Reddit, the popular social media platform known for its decades of topic-specific forums, holds a treasure trove of user-generated content that A.I. companies can use to train large language models. But the platform doesn’t take kindly to having its data used without permission. In a lawsuit filed yesterday (June 4), Reddit accused A.I. company Anthropic of scraping its site’s content without authorization. Describing Anthropic as a company that “bills itself as the white knight of the A.I. industry,” Reddit’s court filings argued that the startup is “anything but.”
Reddit’s archives, which span two decades of online discussions, make the site an especially valuable resource for human-generated text. This type of content is increasingly sought after by tech companies as their data pools—necessary for training A.I. models—begin to dwindle.
“Reddit’s vast corpus of public content has enormous utility, including as a potential source of inputs for training emerging large language A.I. technologies, like Anthropic’s Claude offering, and assisting A.I. technologies in generating answers to user queries,” said Reddit in the suit.
Reddit accuses Anthropic of using Reddit users’ personal data to train its Claude models without obtaining consent.
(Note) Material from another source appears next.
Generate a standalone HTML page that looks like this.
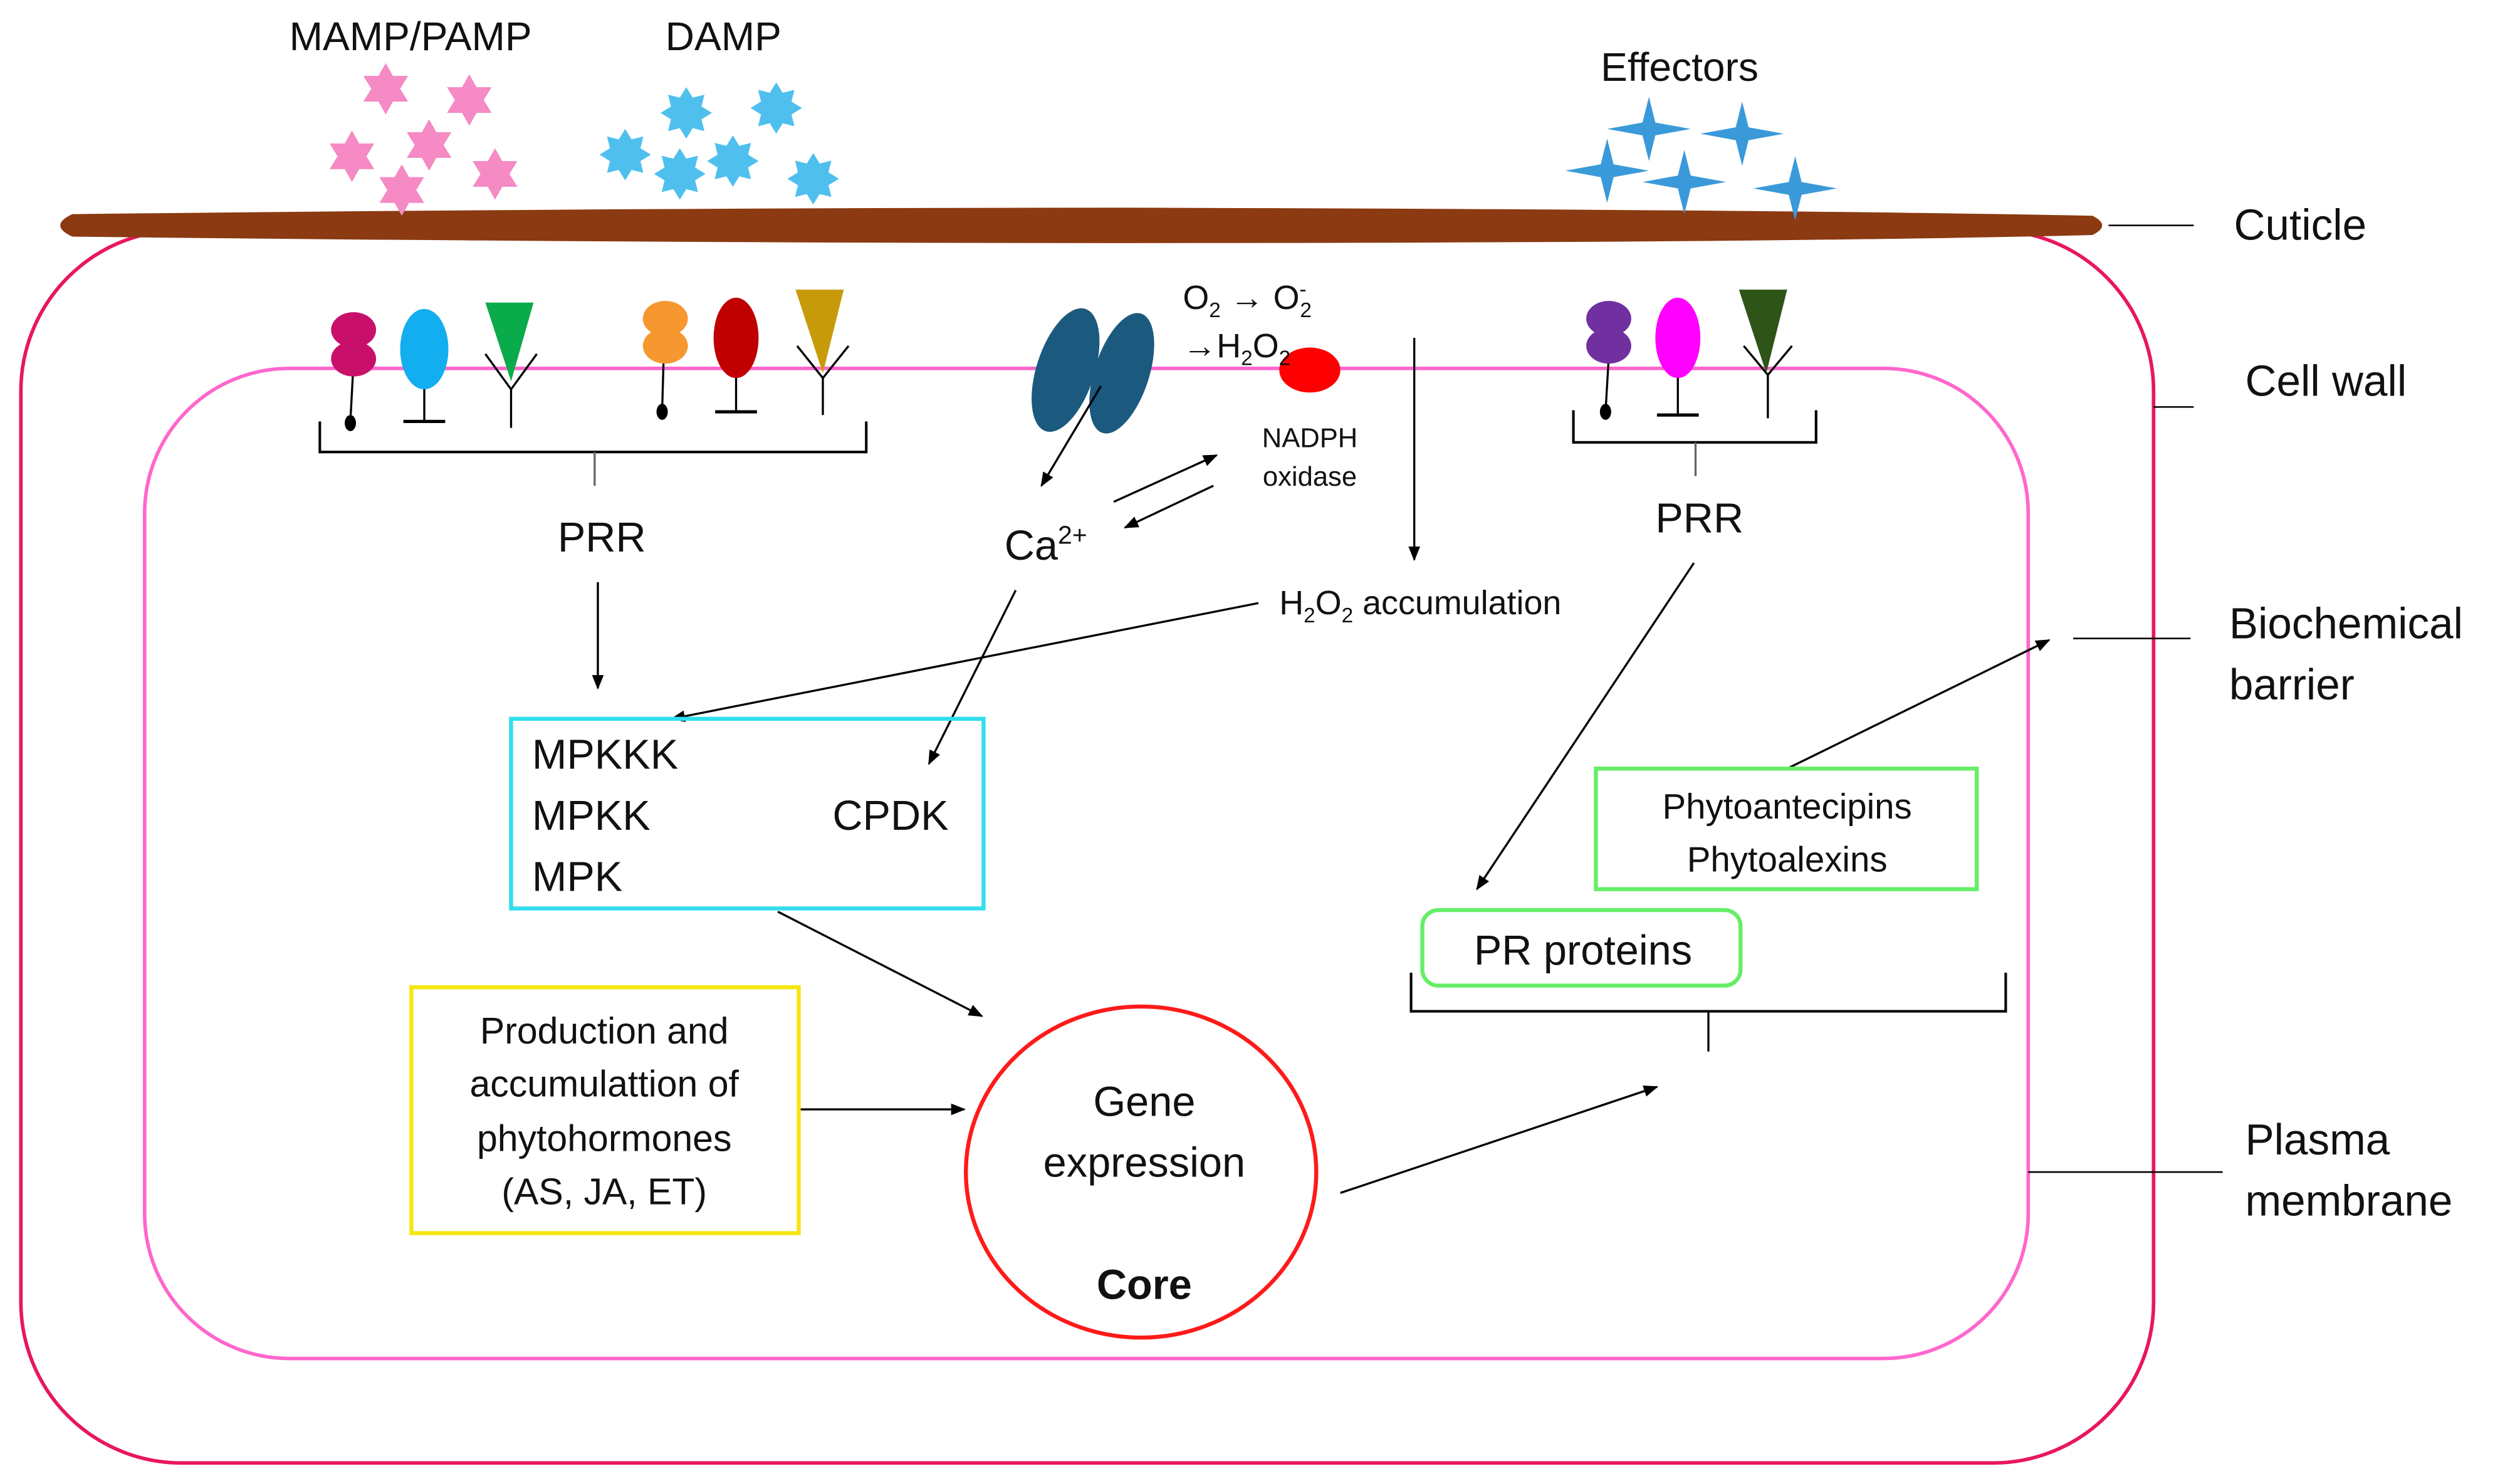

Reddit claims this violates user agreements that prohibit the commercial exploitation of its content without prior authorization.
While Anthropic claimed in July 2023 that it had blocked Reddit from its web crawlers, Reddit’s audit logs show that the A.I. company accessed its data more than 100,000 times using automated bots in the months that followed. The lawsuit also referenced a 2021 paper co-authored by Anthropic CEO Dario Amodei, which highlighted Reddit’s subreddits as a valuable source of high-quality training data.
“We disagree with Reddit’s claims and will defend ourselves vigorously,” said an Anthropic spokesperson in a statement.
Reddit has formal licensing agreements with some of Anthropic’s competitors, including OpenAI and Google. Reddit executives have previously said the platform is selective when approaching licensing partners, particularly for large-scale training agreements. The company’s vast collection of authentic, unique conversations on “every topic imaginable” has made it a prized asset in the A.I. era, according to CEO Steve Huffman during a quarterly earnings call last year. “The paradox I see is that as more content on the internet is written by machines, there’s an increasing premium on content that comes from real people,” he noted.
On the company’s most recent earnings call last month, Huffman said “authentic content from humans” is Reddit’s primary value proposition.
Co-founded by Huffman and his college roommate Alexis Ohanian in 2005, Reddit has more than 100 million daily active users who use the platform’s subreddits to ask questions, provide tips and share perspectives on various subjects. The company went public last year and currently has a market capitalization of $21.8 billion.